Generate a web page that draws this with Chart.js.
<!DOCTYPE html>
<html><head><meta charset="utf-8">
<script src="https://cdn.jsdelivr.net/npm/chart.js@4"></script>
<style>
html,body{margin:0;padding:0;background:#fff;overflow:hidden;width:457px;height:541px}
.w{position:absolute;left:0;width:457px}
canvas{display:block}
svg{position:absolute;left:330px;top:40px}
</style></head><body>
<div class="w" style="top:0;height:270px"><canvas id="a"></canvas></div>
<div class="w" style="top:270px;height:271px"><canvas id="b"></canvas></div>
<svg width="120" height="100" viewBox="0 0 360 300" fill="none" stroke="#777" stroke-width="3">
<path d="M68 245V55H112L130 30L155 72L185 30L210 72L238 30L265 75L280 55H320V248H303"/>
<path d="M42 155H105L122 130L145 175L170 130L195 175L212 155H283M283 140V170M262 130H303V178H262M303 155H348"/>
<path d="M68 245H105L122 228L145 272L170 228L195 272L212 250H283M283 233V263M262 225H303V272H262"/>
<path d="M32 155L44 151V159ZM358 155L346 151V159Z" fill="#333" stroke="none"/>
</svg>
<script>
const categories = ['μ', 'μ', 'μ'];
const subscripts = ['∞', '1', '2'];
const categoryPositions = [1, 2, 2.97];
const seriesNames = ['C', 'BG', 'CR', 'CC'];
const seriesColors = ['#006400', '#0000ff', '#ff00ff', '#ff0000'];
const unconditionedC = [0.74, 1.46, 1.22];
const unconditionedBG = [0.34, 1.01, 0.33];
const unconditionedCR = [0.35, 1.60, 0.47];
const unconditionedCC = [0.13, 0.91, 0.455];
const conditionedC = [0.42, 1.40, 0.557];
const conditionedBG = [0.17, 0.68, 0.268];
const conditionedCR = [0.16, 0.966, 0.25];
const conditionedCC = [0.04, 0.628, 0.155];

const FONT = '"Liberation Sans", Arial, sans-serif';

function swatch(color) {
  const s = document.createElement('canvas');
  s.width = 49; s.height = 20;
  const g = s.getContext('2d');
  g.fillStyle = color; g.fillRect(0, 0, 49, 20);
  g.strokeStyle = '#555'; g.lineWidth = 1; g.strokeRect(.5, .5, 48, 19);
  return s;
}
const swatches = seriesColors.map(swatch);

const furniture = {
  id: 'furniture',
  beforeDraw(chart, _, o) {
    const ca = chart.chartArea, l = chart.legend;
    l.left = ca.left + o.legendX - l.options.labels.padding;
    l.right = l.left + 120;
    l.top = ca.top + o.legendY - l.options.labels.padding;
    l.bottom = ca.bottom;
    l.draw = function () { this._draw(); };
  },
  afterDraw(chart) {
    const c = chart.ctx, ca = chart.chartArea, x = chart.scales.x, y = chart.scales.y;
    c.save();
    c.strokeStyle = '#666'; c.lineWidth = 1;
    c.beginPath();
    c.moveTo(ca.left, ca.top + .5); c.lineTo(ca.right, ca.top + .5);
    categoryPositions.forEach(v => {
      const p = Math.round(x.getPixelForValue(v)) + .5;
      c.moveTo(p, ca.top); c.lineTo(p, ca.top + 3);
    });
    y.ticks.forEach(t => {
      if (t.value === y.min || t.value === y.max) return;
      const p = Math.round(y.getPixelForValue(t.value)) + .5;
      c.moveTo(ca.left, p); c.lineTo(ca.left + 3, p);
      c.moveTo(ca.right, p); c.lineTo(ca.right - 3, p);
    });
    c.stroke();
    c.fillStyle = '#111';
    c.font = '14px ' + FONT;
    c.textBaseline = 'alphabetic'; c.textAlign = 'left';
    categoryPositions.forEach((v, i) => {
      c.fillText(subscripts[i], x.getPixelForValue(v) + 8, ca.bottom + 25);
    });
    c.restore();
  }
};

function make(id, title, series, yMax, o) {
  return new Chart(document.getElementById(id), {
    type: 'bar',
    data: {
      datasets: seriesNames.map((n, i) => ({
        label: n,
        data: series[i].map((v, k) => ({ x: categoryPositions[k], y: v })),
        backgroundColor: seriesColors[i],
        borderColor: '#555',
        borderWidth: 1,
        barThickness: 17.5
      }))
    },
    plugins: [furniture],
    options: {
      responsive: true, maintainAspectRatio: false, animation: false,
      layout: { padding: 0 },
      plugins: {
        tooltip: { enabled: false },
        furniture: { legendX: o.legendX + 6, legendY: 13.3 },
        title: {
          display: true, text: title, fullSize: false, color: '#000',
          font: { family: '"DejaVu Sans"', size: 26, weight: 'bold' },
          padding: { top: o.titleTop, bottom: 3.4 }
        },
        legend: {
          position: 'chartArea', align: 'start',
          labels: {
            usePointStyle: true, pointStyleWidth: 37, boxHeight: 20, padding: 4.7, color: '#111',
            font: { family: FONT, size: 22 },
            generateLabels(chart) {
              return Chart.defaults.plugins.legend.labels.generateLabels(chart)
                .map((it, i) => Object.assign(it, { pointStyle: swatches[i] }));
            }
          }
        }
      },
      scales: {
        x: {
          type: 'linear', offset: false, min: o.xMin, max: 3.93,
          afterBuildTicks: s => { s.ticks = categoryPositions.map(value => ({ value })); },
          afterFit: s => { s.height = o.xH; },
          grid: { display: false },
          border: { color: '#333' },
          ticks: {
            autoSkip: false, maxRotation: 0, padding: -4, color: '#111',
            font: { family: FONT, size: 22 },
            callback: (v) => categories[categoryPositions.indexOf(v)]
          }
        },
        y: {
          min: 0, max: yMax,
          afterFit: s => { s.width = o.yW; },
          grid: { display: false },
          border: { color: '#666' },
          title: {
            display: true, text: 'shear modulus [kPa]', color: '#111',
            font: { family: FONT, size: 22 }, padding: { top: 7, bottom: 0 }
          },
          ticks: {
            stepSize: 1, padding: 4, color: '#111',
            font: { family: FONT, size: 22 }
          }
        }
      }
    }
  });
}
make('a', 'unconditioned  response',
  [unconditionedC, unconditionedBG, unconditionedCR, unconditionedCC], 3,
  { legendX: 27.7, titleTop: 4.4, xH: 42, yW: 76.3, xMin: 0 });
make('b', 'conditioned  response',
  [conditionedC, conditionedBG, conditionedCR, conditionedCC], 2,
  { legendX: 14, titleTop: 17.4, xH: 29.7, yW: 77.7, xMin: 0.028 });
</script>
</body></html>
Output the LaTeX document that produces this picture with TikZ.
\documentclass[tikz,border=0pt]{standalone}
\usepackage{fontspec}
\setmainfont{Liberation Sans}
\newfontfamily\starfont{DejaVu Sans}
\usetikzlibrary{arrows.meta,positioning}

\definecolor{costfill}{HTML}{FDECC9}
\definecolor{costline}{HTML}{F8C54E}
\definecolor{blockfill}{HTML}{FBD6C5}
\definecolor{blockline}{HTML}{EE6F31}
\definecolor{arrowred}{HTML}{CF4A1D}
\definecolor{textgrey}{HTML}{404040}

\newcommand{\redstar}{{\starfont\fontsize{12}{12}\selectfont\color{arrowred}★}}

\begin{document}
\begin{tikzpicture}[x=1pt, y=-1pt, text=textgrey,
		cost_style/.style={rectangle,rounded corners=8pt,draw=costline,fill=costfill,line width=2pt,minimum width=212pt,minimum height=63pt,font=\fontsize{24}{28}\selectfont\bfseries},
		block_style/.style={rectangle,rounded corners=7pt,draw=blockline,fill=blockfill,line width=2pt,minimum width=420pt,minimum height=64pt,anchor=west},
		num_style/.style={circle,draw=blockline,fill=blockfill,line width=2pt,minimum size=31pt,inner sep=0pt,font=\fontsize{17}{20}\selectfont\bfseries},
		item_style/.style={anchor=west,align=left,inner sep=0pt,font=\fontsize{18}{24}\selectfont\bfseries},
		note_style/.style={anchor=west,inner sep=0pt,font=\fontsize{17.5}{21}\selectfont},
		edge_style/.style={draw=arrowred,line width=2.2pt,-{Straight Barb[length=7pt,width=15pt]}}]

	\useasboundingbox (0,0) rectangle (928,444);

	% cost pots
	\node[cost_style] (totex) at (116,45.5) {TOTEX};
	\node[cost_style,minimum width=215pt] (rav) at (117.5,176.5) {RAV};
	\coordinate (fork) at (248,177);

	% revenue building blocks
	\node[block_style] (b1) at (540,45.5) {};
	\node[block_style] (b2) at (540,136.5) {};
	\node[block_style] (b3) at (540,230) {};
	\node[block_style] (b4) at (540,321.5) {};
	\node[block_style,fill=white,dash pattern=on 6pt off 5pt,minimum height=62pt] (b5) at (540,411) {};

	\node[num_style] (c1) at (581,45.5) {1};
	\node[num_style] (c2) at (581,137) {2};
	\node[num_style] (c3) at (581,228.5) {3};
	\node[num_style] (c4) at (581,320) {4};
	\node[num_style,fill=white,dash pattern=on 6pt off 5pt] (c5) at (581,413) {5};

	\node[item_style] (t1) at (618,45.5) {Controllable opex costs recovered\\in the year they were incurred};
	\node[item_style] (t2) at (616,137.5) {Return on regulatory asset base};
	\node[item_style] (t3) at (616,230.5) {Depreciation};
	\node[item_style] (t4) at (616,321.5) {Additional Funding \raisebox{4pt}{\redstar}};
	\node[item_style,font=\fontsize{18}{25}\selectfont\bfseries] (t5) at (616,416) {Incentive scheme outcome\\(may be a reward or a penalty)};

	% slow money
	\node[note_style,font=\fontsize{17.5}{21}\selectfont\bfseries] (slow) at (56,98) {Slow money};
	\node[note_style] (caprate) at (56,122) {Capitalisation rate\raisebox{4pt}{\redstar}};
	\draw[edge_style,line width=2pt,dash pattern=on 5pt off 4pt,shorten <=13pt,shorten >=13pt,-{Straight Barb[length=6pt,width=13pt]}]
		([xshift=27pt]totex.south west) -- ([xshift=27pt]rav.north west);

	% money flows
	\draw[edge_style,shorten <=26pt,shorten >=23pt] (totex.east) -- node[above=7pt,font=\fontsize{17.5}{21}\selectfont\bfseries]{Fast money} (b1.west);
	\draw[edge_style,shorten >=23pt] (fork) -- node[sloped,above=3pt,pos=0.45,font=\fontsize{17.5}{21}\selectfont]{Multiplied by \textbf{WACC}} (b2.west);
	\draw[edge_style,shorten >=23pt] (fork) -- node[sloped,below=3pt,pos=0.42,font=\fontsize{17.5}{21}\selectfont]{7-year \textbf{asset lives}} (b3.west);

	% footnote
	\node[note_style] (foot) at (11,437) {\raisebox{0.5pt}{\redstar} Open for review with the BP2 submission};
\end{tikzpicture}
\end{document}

**What needs to be done:** Repeat verbatim the opening run of entries, ending with the line that contains "const swatches = seriesColors.map(swatch);".

**Result of the task:**
Generate a web page that draws this with Chart.js.
<!DOCTYPE html>
<html><head><meta charset="utf-8">
<script src="https://cdn.jsdelivr.net/npm/chart.js@4"></script>
<style>
html,body{margin:0;padding:0;background:#fff;overflow:hidden;width:457px;height:541px}
.w{position:absolute;left:0;width:457px}
canvas{display:block}
svg{position:absolute;left:330px;top:40px}
</style></head><body>
<div class="w" style="top:0;height:270px"><canvas id="a"></canvas></div>
<div class="w" style="top:270px;height:271px"><canvas id="b"></canvas></div>
<svg width="120" height="100" viewBox="0 0 360 300" fill="none" stroke="#777" stroke-width="3">
<path d="M68 245V55H112L130 30L155 72L185 30L210 72L238 30L265 75L280 55H320V248H303"/>
<path d="M42 155H105L122 130L145 175L170 130L195 175L212 155H283M283 140V170M262 130H303V178H262M303 155H348"/>
<path d="M68 245H105L122 228L145 272L170 228L195 272L212 250H283M283 233V263M262 225H303V272H262"/>
<path d="M32 155L44 151V159ZM358 155L346 151V159Z" fill="#333" stroke="none"/>
</svg>
<script>
const categories = ['μ', 'μ', 'μ'];
const subscripts = ['∞', '1', '2'];
const categoryPositions = [1, 2, 2.97];
const seriesNames = ['C', 'BG', 'CR', 'CC'];
const seriesColors = ['#006400', '#0000ff', '#ff00ff', '#ff0000'];
const unconditionedC = [0.74, 1.46, 1.22];
const unconditionedBG = [0.34, 1.01, 0.33];
const unconditionedCR = [0.35, 1.60, 0.47];
const unconditionedCC = [0.13, 0.91, 0.455];
const conditionedC = [0.42, 1.40, 0.557];
const conditionedBG = [0.17, 0.68, 0.268];
const conditionedCR = [0.16, 0.966, 0.25];
const conditionedCC = [0.04, 0.628, 0.155];

const FONT = '"Liberation Sans", Arial, sans-serif';

function swatch(color) {
  const s = document.createElement('canvas');
  s.width = 49; s.height = 20;
  const g = s.getContext('2d');
  g.fillStyle = color; g.fillRect(0, 0, 49, 20);
  g.strokeStyle = '#555'; g.lineWidth = 1; g.strokeRect(.5, .5, 48, 19);
  return s;
}
const swatches = seriesColors.map(swatch);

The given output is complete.